Source data

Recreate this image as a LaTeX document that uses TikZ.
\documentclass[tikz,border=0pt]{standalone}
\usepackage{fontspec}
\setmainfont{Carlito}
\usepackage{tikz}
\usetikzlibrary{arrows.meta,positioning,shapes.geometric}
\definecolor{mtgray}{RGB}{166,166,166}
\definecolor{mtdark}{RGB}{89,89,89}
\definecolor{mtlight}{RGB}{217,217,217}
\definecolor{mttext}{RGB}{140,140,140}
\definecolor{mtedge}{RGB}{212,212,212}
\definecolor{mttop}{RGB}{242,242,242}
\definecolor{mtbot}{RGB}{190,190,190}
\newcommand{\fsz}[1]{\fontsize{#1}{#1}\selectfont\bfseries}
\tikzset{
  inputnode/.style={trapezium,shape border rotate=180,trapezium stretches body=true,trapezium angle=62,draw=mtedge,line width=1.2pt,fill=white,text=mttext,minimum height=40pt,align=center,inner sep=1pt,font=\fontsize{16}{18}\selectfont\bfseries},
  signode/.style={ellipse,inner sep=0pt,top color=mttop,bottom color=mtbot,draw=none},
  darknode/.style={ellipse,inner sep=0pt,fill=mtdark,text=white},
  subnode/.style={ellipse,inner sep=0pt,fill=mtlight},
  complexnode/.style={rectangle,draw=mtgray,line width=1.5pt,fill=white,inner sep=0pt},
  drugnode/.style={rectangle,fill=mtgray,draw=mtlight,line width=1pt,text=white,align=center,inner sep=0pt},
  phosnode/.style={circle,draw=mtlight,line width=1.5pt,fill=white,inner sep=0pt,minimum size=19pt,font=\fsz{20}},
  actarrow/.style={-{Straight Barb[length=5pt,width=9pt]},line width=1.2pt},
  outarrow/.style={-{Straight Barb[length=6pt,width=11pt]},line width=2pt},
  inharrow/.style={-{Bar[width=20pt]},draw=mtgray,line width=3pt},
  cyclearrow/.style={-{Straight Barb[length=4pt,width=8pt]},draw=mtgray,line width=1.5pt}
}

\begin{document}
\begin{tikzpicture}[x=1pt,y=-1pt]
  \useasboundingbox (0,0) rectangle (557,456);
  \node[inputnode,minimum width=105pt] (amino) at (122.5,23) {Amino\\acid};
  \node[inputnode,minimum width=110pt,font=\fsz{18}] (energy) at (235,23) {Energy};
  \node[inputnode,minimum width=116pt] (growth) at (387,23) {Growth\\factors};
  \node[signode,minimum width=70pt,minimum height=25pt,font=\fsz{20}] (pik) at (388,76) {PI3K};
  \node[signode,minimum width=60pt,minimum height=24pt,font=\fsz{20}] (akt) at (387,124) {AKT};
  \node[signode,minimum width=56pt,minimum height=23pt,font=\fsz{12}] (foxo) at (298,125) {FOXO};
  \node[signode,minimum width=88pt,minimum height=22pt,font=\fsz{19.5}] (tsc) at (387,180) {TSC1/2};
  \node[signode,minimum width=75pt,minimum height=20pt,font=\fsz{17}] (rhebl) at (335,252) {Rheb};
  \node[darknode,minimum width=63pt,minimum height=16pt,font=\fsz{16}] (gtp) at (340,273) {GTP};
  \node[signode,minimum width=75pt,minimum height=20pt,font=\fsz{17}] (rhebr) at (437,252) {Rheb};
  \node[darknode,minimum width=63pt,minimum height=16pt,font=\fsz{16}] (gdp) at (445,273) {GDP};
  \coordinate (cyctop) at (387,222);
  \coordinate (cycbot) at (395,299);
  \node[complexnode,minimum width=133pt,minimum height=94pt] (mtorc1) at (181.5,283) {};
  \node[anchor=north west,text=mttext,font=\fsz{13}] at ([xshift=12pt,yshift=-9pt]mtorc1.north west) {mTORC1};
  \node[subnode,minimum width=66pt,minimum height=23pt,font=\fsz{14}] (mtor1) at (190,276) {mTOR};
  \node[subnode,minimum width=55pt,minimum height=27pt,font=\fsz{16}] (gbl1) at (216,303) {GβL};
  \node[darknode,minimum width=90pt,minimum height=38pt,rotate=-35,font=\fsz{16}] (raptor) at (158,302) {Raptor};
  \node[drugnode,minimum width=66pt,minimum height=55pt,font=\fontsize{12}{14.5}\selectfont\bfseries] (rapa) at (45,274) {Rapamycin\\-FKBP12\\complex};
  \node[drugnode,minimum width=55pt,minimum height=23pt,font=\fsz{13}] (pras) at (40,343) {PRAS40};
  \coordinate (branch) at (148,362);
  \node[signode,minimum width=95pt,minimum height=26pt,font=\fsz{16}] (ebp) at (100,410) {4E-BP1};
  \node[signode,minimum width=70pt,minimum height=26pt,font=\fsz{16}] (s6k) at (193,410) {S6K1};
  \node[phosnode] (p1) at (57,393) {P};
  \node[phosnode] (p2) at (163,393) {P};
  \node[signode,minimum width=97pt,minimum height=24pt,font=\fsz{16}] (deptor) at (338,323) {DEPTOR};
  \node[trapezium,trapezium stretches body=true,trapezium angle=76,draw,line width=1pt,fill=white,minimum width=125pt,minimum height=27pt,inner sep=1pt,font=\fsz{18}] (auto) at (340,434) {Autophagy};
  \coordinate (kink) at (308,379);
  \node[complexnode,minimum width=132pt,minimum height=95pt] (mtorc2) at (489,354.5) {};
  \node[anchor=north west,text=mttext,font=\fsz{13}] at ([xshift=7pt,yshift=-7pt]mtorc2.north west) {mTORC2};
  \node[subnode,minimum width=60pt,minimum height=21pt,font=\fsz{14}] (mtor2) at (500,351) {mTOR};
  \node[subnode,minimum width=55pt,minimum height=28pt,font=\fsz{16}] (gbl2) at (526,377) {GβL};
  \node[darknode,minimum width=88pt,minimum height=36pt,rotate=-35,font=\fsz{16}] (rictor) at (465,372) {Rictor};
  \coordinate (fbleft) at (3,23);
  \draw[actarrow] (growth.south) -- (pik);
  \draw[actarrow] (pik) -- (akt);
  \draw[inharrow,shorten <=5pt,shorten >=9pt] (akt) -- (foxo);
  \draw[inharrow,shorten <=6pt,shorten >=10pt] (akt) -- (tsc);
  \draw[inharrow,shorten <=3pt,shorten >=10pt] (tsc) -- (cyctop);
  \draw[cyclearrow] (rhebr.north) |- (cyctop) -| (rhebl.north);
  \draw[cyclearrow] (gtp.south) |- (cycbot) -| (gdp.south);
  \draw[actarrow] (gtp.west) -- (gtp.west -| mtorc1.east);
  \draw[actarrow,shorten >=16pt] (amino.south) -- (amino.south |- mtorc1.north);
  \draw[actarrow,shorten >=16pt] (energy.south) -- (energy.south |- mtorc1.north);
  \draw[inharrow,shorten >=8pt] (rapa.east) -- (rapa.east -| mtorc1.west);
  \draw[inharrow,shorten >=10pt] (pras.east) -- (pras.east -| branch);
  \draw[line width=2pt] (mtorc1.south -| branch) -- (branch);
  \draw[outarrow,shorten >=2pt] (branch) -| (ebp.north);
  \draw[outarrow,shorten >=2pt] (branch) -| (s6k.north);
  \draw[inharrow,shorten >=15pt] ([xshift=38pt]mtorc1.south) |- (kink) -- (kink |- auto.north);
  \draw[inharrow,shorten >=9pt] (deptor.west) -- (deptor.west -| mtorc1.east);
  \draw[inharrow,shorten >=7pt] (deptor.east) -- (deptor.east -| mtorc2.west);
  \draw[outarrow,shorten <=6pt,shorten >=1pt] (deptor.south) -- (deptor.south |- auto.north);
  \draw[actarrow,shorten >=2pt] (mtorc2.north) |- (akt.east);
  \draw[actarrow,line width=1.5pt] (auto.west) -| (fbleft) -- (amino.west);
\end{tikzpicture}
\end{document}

Given problem
Extract the data exactly as given.

Exercise answer
Recreate this image as a LaTeX document that uses TikZ.
\documentclass[tikz,border=0pt]{standalone}
\usepackage{fontspec}
\setmainfont{Carlito}
\usepackage{tikz}
\usetikzlibrary{arrows.meta,positioning,shapes.geometric}
\definecolor{mtgray}{RGB}{166,166,166}
\definecolor{mtdark}{RGB}{89,89,89}
\definecolor{mtlight}{RGB}{217,217,217}
\definecolor{mttext}{RGB}{140,140,140}
\definecolor{mtedge}{RGB}{212,212,212}
\definecolor{mttop}{RGB}{242,242,242}
\definecolor{mtbot}{RGB}{190,190,190}
\newcommand{\fsz}[1]{\fontsize{#1}{#1}\selectfont\bfseries}
\tikzset{
  inputnode/.style={trapezium,shape border rotate=180,trapezium stretches body=true,trapezium angle=62,draw=mtedge,line width=1.2pt,fill=white,text=mttext,minimum height=40pt,align=center,inner sep=1pt,font=\fontsize{16}{18}\selectfont\bfseries},
  signode/.style={ellipse,inner sep=0pt,top color=mttop,bottom color=mtbot,draw=none},
  darknode/.style={ellipse,inner sep=0pt,fill=mtdark,text=white},
  subnode/.style={ellipse,inner sep=0pt,fill=mtlight},
  complexnode/.style={rectangle,draw=mtgray,line width=1.5pt,fill=white,inner sep=0pt},
  drugnode/.style={rectangle,fill=mtgray,draw=mtlight,line width=1pt,text=white,align=center,inner sep=0pt},
  phosnode/.style={circle,draw=mtlight,line width=1.5pt,fill=white,inner sep=0pt,minimum size=19pt,font=\fsz{20}},
  actarrow/.style={-{Straight Barb[length=5pt,width=9pt]},line width=1.2pt},
  outarrow/.style={-{Straight Barb[length=6pt,width=11pt]},line width=2pt},
  inharrow/.style={-{Bar[width=20pt]},draw=mtgray,line width=3pt},
  cyclearrow/.style={-{Straight Barb[length=4pt,width=8pt]},draw=mtgray,line width=1.5pt}
}

\begin{document}
\begin{tikzpicture}[x=1pt,y=-1pt]
  \useasboundingbox (0,0) rectangle (557,456);
  \node[inputnode,minimum width=105pt] (amino) at (122.5,23) {Amino\\acid};
  \node[inputnode,minimum width=110pt,font=\fsz{18}] (energy) at (235,23) {Energy};
  \node[inputnode,minimum width=116pt] (growth) at (387,23) {Growth\\factors};
  \node[signode,minimum width=70pt,minimum height=25pt,font=\fsz{20}] (pik) at (388,76) {PI3K};
  \node[signode,minimum width=60pt,minimum height=24pt,font=\fsz{20}] (akt) at (387,124) {AKT};
  \node[signode,minimum width=56pt,minimum height=23pt,font=\fsz{12}] (foxo) at (298,125) {FOXO};
  \node[signode,minimum width=88pt,minimum height=22pt,font=\fsz{19.5}] (tsc) at (387,180) {TSC1/2};
  \node[signode,minimum width=75pt,minimum height=20pt,font=\fsz{17}] (rhebl) at (335,252) {Rheb};
  \node[darknode,minimum width=63pt,minimum height=16pt,font=\fsz{16}] (gtp) at (340,273) {GTP};
  \node[signode,minimum width=75pt,minimum height=20pt,font=\fsz{17}] (rhebr) at (437,252) {Rheb};
  \node[darknode,minimum width=63pt,minimum height=16pt,font=\fsz{16}] (gdp) at (445,273) {GDP};
  \coordinate (cyctop) at (387,222);
  \coordinate (cycbot) at (395,299);
  \node[complexnode,minimum width=133pt,minimum height=94pt] (mtorc1) at (181.5,283) {};
  \node[anchor=north west,text=mttext,font=\fsz{13}] at ([xshift=12pt,yshift=-9pt]mtorc1.north west) {mTORC1};
  \node[subnode,minimum width=66pt,minimum height=23pt,font=\fsz{14}] (mtor1) at (190,276) {mTOR};
  \node[subnode,minimum width=55pt,minimum height=27pt,font=\fsz{16}] (gbl1) at (216,303) {GβL};
  \node[darknode,minimum width=90pt,minimum height=38pt,rotate=-35,font=\fsz{16}] (raptor) at (158,302) {Raptor};
  \node[drugnode,minimum width=66pt,minimum height=55pt,font=\fontsize{12}{14.5}\selectfont\bfseries] (rapa) at (45,274) {Rapamycin\\-FKBP12\\complex};
  \node[drugnode,minimum width=55pt,minimum height=23pt,font=\fsz{13}] (pras) at (40,343) {PRAS40};
  \coordinate (branch) at (148,362);
  \node[signode,minimum width=95pt,minimum height=26pt,font=\fsz{16}] (ebp) at (100,410) {4E-BP1};
  \node[signode,minimum width=70pt,minimum height=26pt,font=\fsz{16}] (s6k) at (193,410) {S6K1};
  \node[phosnode] (p1) at (57,393) {P};
  \node[phosnode] (p2) at (163,393) {P};
  \node[signode,minimum width=97pt,minimum height=24pt,font=\fsz{16}] (deptor) at (338,323) {DEPTOR};
  \node[trapezium,trapezium stretches body=true,trapezium angle=76,draw,line width=1pt,fill=white,minimum width=125pt,minimum height=27pt,inner sep=1pt,font=\fsz{18}] (auto) at (340,434) {Autophagy};
  \coordinate (kink) at (308,379);
  \node[complexnode,minimum width=132pt,minimum height=95pt] (mtorc2) at (489,354.5) {};
  \node[anchor=north west,text=mttext,font=\fsz{13}] at ([xshift=7pt,yshift=-7pt]mtorc2.north west) {mTORC2};
  \node[subnode,minimum width=60pt,minimum height=21pt,font=\fsz{14}] (mtor2) at (500,351) {mTOR};
  \node[subnode,minimum width=55pt,minimum height=28pt,font=\fsz{16}] (gbl2) at (526,377) {GβL};
  \node[darknode,minimum width=88pt,minimum height=36pt,rotate=-35,font=\fsz{16}] (rictor) at (465,372) {Rictor};
  \coordinate (fbleft) at (3,23);
  \draw[actarrow] (growth.south) -- (pik);
  \draw[actarrow] (pik) -- (akt);
  \draw[inharrow,shorten <=5pt,shorten >=9pt] (akt) -- (foxo);
  \draw[inharrow,shorten <=6pt,shorten >=10pt] (akt) -- (tsc);
  \draw[inharrow,shorten <=3pt,shorten >=10pt] (tsc) -- (cyctop);
  \draw[cyclearrow] (rhebr.north) |- (cyctop) -| (rhebl.north);
  \draw[cyclearrow] (gtp.south) |- (cycbot) -| (gdp.south);
  \draw[actarrow] (gtp.west) -- (gtp.west -| mtorc1.east);
  \draw[actarrow,shorten >=16pt] (amino.south) -- (amino.south |- mtorc1.north);
  \draw[actarrow,shorten >=16pt] (energy.south) -- (energy.south |- mtorc1.north);
  \draw[inharrow,shorten >=8pt] (rapa.east) -- (rapa.east -| mtorc1.west);
  \draw[inharrow,shorten >=10pt] (pras.east) -- (pras.east -| branch);
  \draw[line width=2pt] (mtorc1.south -| branch) -- (branch);
  \draw[outarrow,shorten >=2pt] (branch) -| (ebp.north);
  \draw[outarrow,shorten >=2pt] (branch) -| (s6k.north);
  \draw[inharrow,shorten >=15pt] ([xshift=38pt]mtorc1.south) |- (kink) -- (kink |- auto.north);
  \draw[inharrow,shorten >=9pt] (deptor.west) -- (deptor.west -| mtorc1.east);
  \draw[inharrow,shorten >=7pt] (deptor.east) -- (deptor.east -| mtorc2.west);
  \draw[outarrow,shorten <=6pt,shorten >=1pt] (deptor.south) -- (deptor.south |- auto.north);
  \draw[actarrow,shorten >=2pt] (mtorc2.north) |- (akt.east);
  \draw[actarrow,line width=1.5pt] (auto.west) -| (fbleft) -- (amino.west);
\end{tikzpicture}
\end{document}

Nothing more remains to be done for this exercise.